According to the details provided by Amazon:
There is a considerable amount of data regarding an employee’s role within an organization and the resources to which they have access. Given the data related to current employees and their provisioned access, models can be built that automatically determine access privileges as employees enter and leave roles within a company. These auto-access models seek to minimize the human involvement required to grant or revoke employee access.
We are given the following information:
- Action (whether the access was granted or denied)
- Role Rollup info
- Title (roll code)
- Role family
According to the data provided by Amazon, employees are granted the access they request 94.2% of the time. So a stupid algorithm that simply guesses "yes" every time will have 94.2% accuracy!

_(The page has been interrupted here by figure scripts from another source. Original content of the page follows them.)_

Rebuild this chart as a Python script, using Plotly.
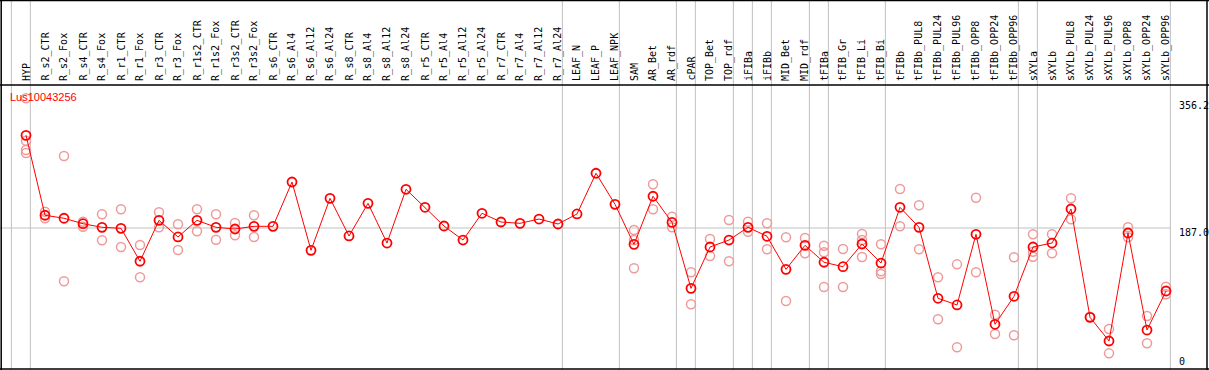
import plotly.graph_objects as go

W, H = 1209, 370

categories = ["HYP", "R_s2_CTR", "R_s2_Fox", "R_s4_CTR", "R_s4_Fox", "R_r1_CTR", "R_r1_Fox",
              "R_r3_CTR", "R_r3_Fox", "R_r1s2_CTR", "R_r1s2_Fox", "R_r3s2_CTR", "R_r3s2_Fox",
              "R_s6_CTR", "R_s6_Al4", "R_s6_Al12", "R_s6_Al24", "R_s8_CTR", "R_s8_Al4",
              "R_s8_Al12", "R_s8_Al24", "R_r5_CTR", "R_r5_Al4", "R_r5_Al12", "R_r5_Al24",
              "R_r7_CTR", "R_r7_Al4", "R_r7_Al12", "R_r7_Al24", "LEAF_N", "LEAF_P", "LEAF_NPK",
              "SAM", "AR_Bet", "AR_rdf", "cPAR", "TOP_Bet", "TOP_rdf", "iFIBa", "iFIBb",
              "MID_Bet", "MID_rdf", "tFIBa", "tFIB_Gr", "tFIB_Li", "tFIB_Bi", "tFIBb",
              "tFIBb_PUL8", "tFIBb_PUL24", "tFIBb_PUL96", "tFIBb_OPP8", "tFIBb_OPP24",
              "tFIBb_OPP96", "sXYLa", "sXYLb", "sXYLb_PUL8", "sXYLb_PUL24", "sXYLb_PUL96",
              "sXYLb_OPP8", "sXYLb_OPP24", "sXYLb_OPP96"]

mean_values = [307.9, 203.6, 199.7, 192.6, 187.9, 186.6, 143.6, 197.0, 175.3, 197.0, 187.9,
               185.7, 189.2, 189.2, 247.0, 157.9, 225.7, 176.6, 219.2, 167.4, 237.5, 214.0,
               189.6, 171.3, 206.2, 194.8, 193.1, 198.7, 192.2, 205.3, 258.4, 217.9, 165.7,
               228.4, 194.4, 108.3, 162.2, 171.3, 187.9, 176.2, 133.1, 164.4, 142.3, 136.5,
               166.1, 141.3, 214.0, 187.9, 95.3, 86.6, 178.8, 61.4, 97.9, 162.2, 167.4,
               211.8, 70.5, 39.6, 180.5, 53.9, 104.8]

replicates = [
    [356.2, 300.9, 288.7, 284.8], [208.3, 199.7], [280.9, 117.5], [195.2, 188.7],
    [204.9, 171.0], [211.4, 162.2], [164.8, 122.7], [207.5, 187.9], [191.8, 158.3],
    [211.4, 182.7], [204.9, 171.7], [193.5, 177.5], [203.6, 175.3],
    [], [], [], [], [], [], [], [], [], [], [], [], [], [], [], [], [], [], [],
    [184.4, 171.3, 134.4], [244.0, 211.4], [201.7, 187.9], [129.2, 87.5],
    [172.7, 150.5], [197.4, 143.6], [195.2, 182.2], [193.1, 159.2], [174.9, 91.8],
    [174.0, 154.0], [163.9, 155.3, 110.0], [159.6, 110.0], [179.2, 171.3, 149.2],
    [165.7, 130.5, 127.0], [237.9, 189.2], [216.6, 159.2], [122.7, 67.9],
    [139.6, 31.4], [226.5, 129.2], [73.9, 48.7], [148.8, 47.0],
    [178.8, 156.1, 149.6], [178.8, 154.0], [225.7, 198.3], [71.3], [55.2, 23.5],
    [187.9, 174.9], [72.2, 36.6], [110.4, 100.5],
]

group_ends = [-1, 0, 28, 31, 34, 35, 37, 38, 39, 41, 42, 45, 52, 53, 60]
title_text = "Lus10043256"
axis_labels = ["356.2", "187.0", "0"]
axis_label_px = [106, 232, 361]
ref_value = 187.0

# pixel <-> data geometry
x0_px, dx_px = 26.0, 19.0
x_range = [(0 - x0_px) / dx_px, (W - x0_px) / dx_px]
y_ref_px, y_scale = 228.0, 0.7666
y_range = [ref_value + (y_ref_px - H) / y_scale, ref_value + y_ref_px / y_scale]

def py(px):
    return (H - px) / H

def px_x(px):
    return px / W

rep_x, rep_y = [], []
for i, reps in enumerate(replicates):
    for v in reps:
        rep_x.append(i)
        rep_y.append(v)

fig = go.Figure()
fig.add_trace(go.Scatter(
    x=rep_x, y=rep_y, mode="markers",
    marker=dict(symbol="circle-open", size=9, color="#ef9a9a", line=dict(width=1.5, color="#ef9a9a")),
    hoverinfo="skip", showlegend=False))
fig.add_trace(go.Scatter(
    x=list(range(len(categories))), y=mean_values, mode="lines+markers",
    line=dict(color="#ff0000", width=1),
    marker=dict(symbol="circle-open", size=9, color="#ff0000", line=dict(width=1.8, color="#ff0000")),
    showlegend=False))

shapes = []
for e in group_ends:
    shapes.append(dict(type="line", xref="x", yref="paper", x0=e + 0.23, x1=e + 0.23, y0=0, y1=1,
                       line=dict(color="#c0c0c0", width=1), layer="below"))
shapes.append(dict(type="line", xref="x", yref="y", x0=x_range[0], x1=group_ends[-1] + 0.23,
                   y0=ref_value, y1=ref_value, line=dict(color="#c0c0c0", width=1), layer="below"))
# frame
blk = dict(color="#000000", width=1.5)
shapes += [
    dict(type="line", xref="paper", yref="paper", x0=0, x1=1, y0=py(0.5), y1=py(0.5), line=blk),
    dict(type="line", xref="paper", yref="paper", x0=0, x1=1, y0=py(85), y1=py(85), line=blk),
    dict(type="line", xref="paper", yref="paper", x0=0, x1=1, y0=py(369), y1=py(369), line=blk),
    dict(type="line", xref="paper", yref="paper", x0=px_x(1.2), x1=px_x(1.2), y0=0, y1=1, line=blk),
    dict(type="line", xref="paper", yref="paper", x0=px_x(1207), x1=px_x(1207), y0=0, y1=1, line=blk),
]

annotations = []
for i, c in enumerate(categories):
    annotations.append(dict(x=i, xref="x", y=py(83), yref="paper", text=c, textangle=-90,
                            showarrow=False, xanchor="center", yanchor="bottom",
                            font=dict(family="DejaVu Sans Mono", size=10, color="#000000")))
annotations.append(dict(x=px_x(8), xref="paper", y=py(97), yref="paper", text=title_text,
                        showarrow=False, xanchor="left", yanchor="middle",
                        font=dict(family="Liberation Sans, Arial", size=11, color="#ff0000")))
for lab, p in zip(axis_labels, axis_label_px):
    annotations.append(dict(x=px_x(1177), xref="paper", y=py(p), yref="paper", text=lab,
                            showarrow=False, xanchor="left", yanchor="middle",
                            font=dict(family="DejaVu Sans Mono", size=10, color="#000000")))

fig.update_layout(
    width=W, height=H, margin=dict(l=0, r=0, t=0, b=0),
    paper_bgcolor="white", plot_bgcolor="white",
    xaxis=dict(range=x_range, visible=False, fixedrange=True),
    yaxis=dict(range=y_range, visible=False, fixedrange=True),
    shapes=shapes, annotations=annotations, showlegend=False,
)
fig.write_html("out.html", config={"displayModeBar": False},
               post_script="document.body.style.margin='0';document.body.style.overflow='hidden';")
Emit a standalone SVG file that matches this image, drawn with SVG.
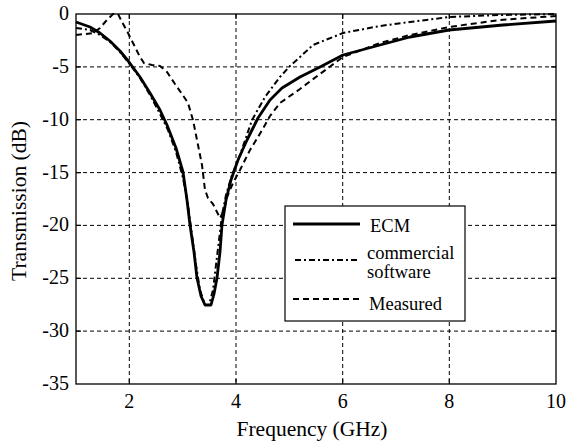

Given the skewness of the data, algorithms are measured based on the area under the ROC curve, or AUC, rather than accuracy. Intuitively, the AUC is the probability that an algorithm will rank a randomly chosen positive datapoint higher than a randomly chosen negative one.
At the time of this writing, the top algorithm on the leaderboard has a score of 0.906. I don't think this is good enough to fully automate access control, because the cost of a false positive (granting access when it shouldn't be granted) can be very high. My guess is that what Amazon will do is use the winning model to obtain a set of rules to figure out which roles should get which access, then someone will have to review that list by hand to make sure it's still up-to-date, then they can update their set of standard permissions by role. But if you need access that's not in the standard set for your role, I think you're still going to have to request that manually, and then a live person is going to have to approve or revoke it (maybe two people will need to review). Because with a .906 AUC, that's just not really good enough to automate new requests.
I used Vowpal Wabbit and was able to get a score of 0.876, which puts me at 31/178 at the time of this post.
It's a good deal for Amazon, because for only a $5,000 prize they can have a couple hundred people hack on their data and submit algorithms. It's useful for me, because I can compare my algorithms to those created by people around the world and improve my skillset.
Only I can't see this algorithms-as-a-contest model sticking around, because I don't think Kaggle is making any money. If you look at the prizes for the current active competitions, the total prize amount is $26,500. I don't know what their fee is on top of that, but let's say it's 50%. Then let's say each contest runs for 2 months. That puts their revenues at $79,500/year. They also have a sort of match-making service for data science consultants, but I can't see that being too lucrative either. Plus, each contest needs to be manually set up by a trained data scientist on Kaggle's end who packages/encrypts/anonymizes the data, determines the algorithm evaluation metric, an posts the instructions. It just doesn't look like a profitable model.